Politicians need to cater to normies.
Everyone (including my wife) think of me as awkwardly difficult and deviant for not being on the “normal convenient” platforms like everyone else.
This
Divorce her.
Kidding of course. My partner has the same atritude.
But I have gotten her to use linux. Mainly by building her a PC and telling her if she wants windows she can sort it herself.
Mean but works.
Home life is hard for tech enthusiasts. I’m tech support for the extended family and they’re pretty intolerant of my tinkering with things. Normies actually get quite upset really quickly if tech doesn’t immediately work the way they want. My router started having some problems that it took me a while to get to the bottom of, this messed with my Plex server availability.

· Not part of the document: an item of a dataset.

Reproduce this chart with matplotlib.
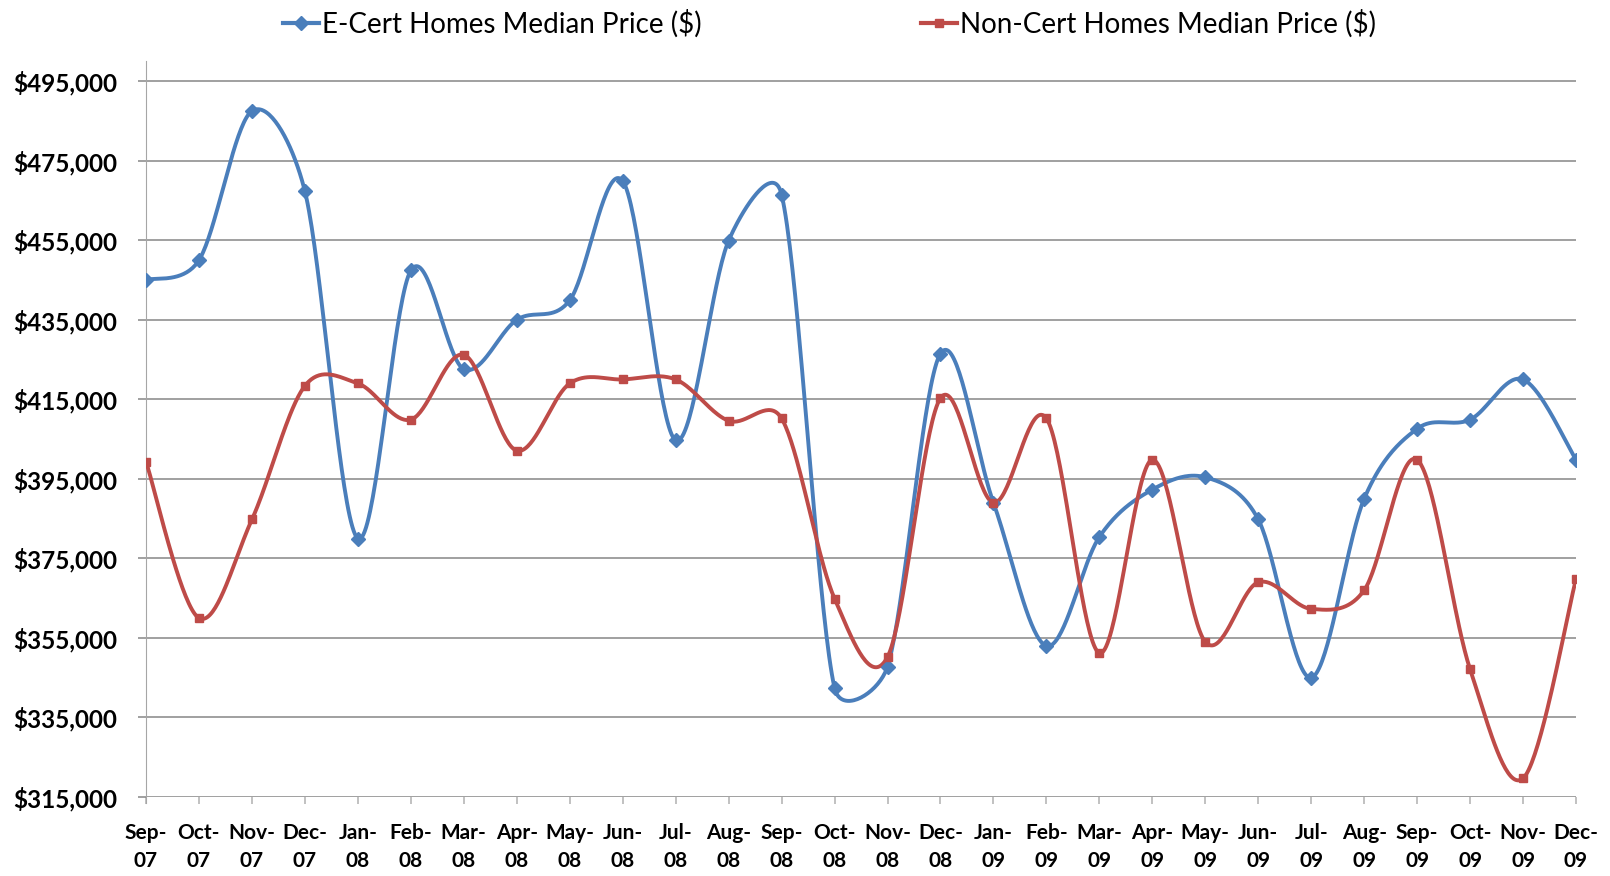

My wife got so frustrated with her TV shows not working when she wanted that she’s pretty much sworn off Plex and wants streaming subscriptions restarted.
This is where the huge popularity of Apple and their walled garden comes from. When I got married I made clear that I’m not doing tech support for any Apple products, so she switched to Android.
I’m not brave enough to push my wife to Linux (I’ve only found it to be acceptable for daily use very recently myself; and even then it was painful), when the things she uses the most are MS Office and Teams. She gets triggered if she ever needs to use my Linux computer.
Personally, Threads is the only social media platform where the content on it generally improves my mood by showing me lots of funny, cute or interesting content. It’s the only one where I don’t feel frustrated or angry or outraged by the content the algorithm surfaces or baited. It feels like the feed wants me to smile and cheer up or learn something new, rather than baiting me into getting angry and shouting at people. That counts for a lot, to me.